ABSTRACT

From our current standpoint, it may appear normal and inevitable that peoples and cultures have been mixing and mingling as they have for well over half a century. To many people in the English-speaking world, being multilingual no longer seems rare and exotic; to many people elsewhere, it never did. University-age readers of a comprehensive handbook on multilingualism published around 2011 will not remember an era when most people stayed in the place where they were born, and when languages seemed tied down to specific nations and locations. Indeed, their parents are almost certainly too young to themselves remember the pre-Second World War (1939-45) years when the boundaries of Europe seemed indissoluble, and the colonized nonwhite peoples of Africa and Asia had not yet moved to take their political futures back into their own hands (see Canagarajah and Liyanage this volume; Ramanathan this volume; May 2001).
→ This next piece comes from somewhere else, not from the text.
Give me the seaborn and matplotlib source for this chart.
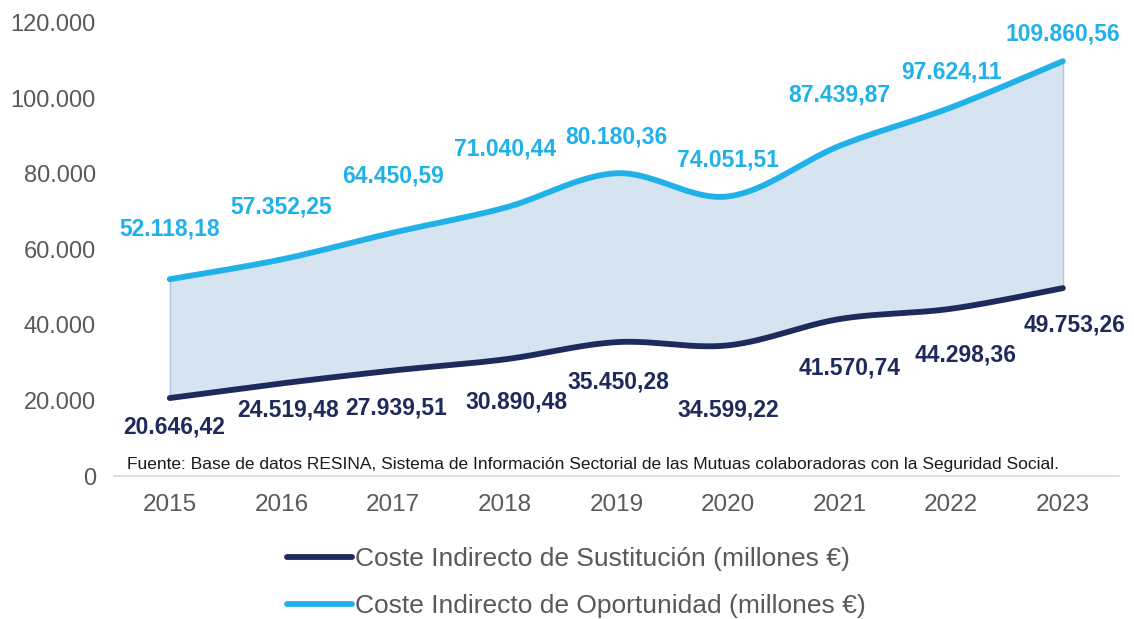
import numpy as np
import pandas as pd
import matplotlib
matplotlib.use("Agg")
import matplotlib.pyplot as plt
import seaborn as sns

# datos
years = ["2015", "2016", "2017", "2018", "2019", "2020", "2021", "2022", "2023"]
sustitucion = [20646.42, 24519.48, 27939.51, 30890.48, 35450.28, 34599.22, 41570.74, 44298.36, 49753.26]
oportunidad = [52118.18, 57352.25, 64450.59, 71040.44, 80180.36, 74051.51, 87439.87, 97624.11, 109860.56]
y_ticks = [0, 20000, 40000, 60000, 80000, 100000, 120000]

lbl_sust = "Coste Indirecto de Sustitución (millones €)"
lbl_opor = "Coste Indirecto de Oportunidad (millones €)"
fuente = ("Fuente: Base de datos RESINA, Sistema de Información Sectorial de las Mutuas "
          "colaboradoras con la Seguridad Social.")

c_dark = "#1F2A5C"
c_light = "#1FB1E8"
c_fill = "#D6E3F0"
c_text = "#595959"

sns.set_theme(style="white")
plt.rcParams["font.family"] = ["Liberation Sans", "DejaVu Sans"]


def es_fmt(v, dec=2):
    s = f"{v:,.{dec}f}"
    return s.replace(",", "X").replace(".", ",").replace("X", ".")


def smooth(xs, ys, n=30):
    # curva tipo Catmull-Rom (suavizado estilo Excel)
    xs = np.asarray(xs, float)
    ys = np.asarray(ys, float)
    px = np.concatenate([[xs[0]], xs, [xs[-1]]])
    py = np.concatenate([[ys[0]], ys, [ys[-1]]])
    out_x, out_y = [], []
    for i in range(1, len(px) - 2):
        t = np.linspace(0, 1, n, endpoint=(i == len(px) - 3))
        for arr, out in ((px, out_x), (py, out_y)):
            p0, p1, p2, p3 = arr[i - 1], arr[i], arr[i + 1], arr[i + 2]
            out.extend(0.5 * ((2 * p1) + (-p0 + p2) * t
                              + (2 * p0 - 5 * p1 + 4 * p2 - p3) * t ** 2
                              + (-p0 + 3 * p1 - 3 * p2 + p3) * t ** 3))
    return np.array(out_x), np.array(out_y)


x_idx = np.arange(len(years))
sx, sy = smooth(x_idx, sustitucion)
ox, oy = smooth(x_idx, oportunidad)

fig = plt.figure(figsize=(11.34, 6.19), dpi=100)
ax = fig.add_axes([0.1005, 0.231, 0.886, 0.732])

ax.fill_between(ox, sy, oy, color=c_fill, edgecolor="none", zorder=1)
ax.plot([0, 0], [sustitucion[0], oportunidad[0]], color="#A9C8E8", lw=1, zorder=1)
ax.plot([8, 8], [sustitucion[-1], oportunidad[-1]], color="#A9C8E8", lw=1, zorder=1)

sns.lineplot(x=sx, y=sy, color=c_dark, linewidth=4.2, label=lbl_sust, ax=ax,
             sort=False, zorder=3)
sns.lineplot(x=ox, y=oy, color=c_light, linewidth=4.2, label=lbl_opor, ax=ax,
             sort=False, zorder=3)

# etiquetas de valores (desplazamientos en píxeles)
off_opor = [(0, 50), (0, 52), (0, 57), (0, 59), (0, 36), (0, 36), (0, 51), (0, 35), (0, 27)]
off_sust = [(4, -29), (7, -27), (3, -37), (12, -43), (2, -40), (0, -65), (10, -49), (14, -46), (12, -37)]
for i in range(len(years)):
    ax.annotate(es_fmt(oportunidad[i]), (i, oportunidad[i]), xytext=off_opor[i],
                textcoords="offset pixels", ha="center", va="center",
                fontsize=16.5, fontweight="bold", color=c_light, zorder=4)
    ax.annotate(es_fmt(sustitucion[i]), (i, sustitucion[i]), xytext=off_sust[i],
                textcoords="offset pixels", ha="center", va="center",
                fontsize=16.5, fontweight="bold", color=c_dark, zorder=4)

ax.set_xlim(-0.5, len(years) - 0.5)
ax.set_ylim(0, 120000)
ax.set_xticks(x_idx)
ax.set_xticklabels(years)
ax.set_yticks(y_ticks)
ax.set_yticklabels([es_fmt(v, 0) if v else "0" for v in y_ticks])
ax.tick_params(axis="both", length=0, labelsize=17.5, labelcolor=c_text)
ax.tick_params(axis="x", pad=13)
ax.tick_params(axis="y", labelsize=17, pad=13)

for s in ["top", "right", "left"]:
    ax.spines[s].set_visible(False)
ax.spines["bottom"].set_color("#D9D9D9")
ax.spines["bottom"].set_linewidth(1.2)

ax.text(0.477, 0.025, fuente, transform=ax.transAxes, ha="center", va="center",
        fontsize=12.5, color="#1a1a1a")

ax.get_legend().remove()
h, l = ax.get_legend_handles_labels()
fig.legend(h, l, loc="upper left", bbox_to_anchor=(0.253, 0.116), frameon=False,
           fontsize=19, labelcolor=c_text, handlelength=2.46, handletextpad=0.11,
           labelspacing=0.86, borderpad=0, borderaxespad=0)

fig.savefig("out.png", dpi=100, facecolor="white")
Around this time – during the decades just before and after the Second World War years – British and European thinkers began to explore the idea that ‘mass’ or ‘popular’ culture, as distinct from either the ‘High Culture’ of the educated elite or the ‘Folk Culture’ collected by nineteenth-century scholars such as the Brothers Grimm, might actually be theoretically interesting, rather than deplorable (Strinati 2000). The idea that popular culture is a phenomenon deserving of study in its own right is therefore no longer new, as we shall see in more detail below.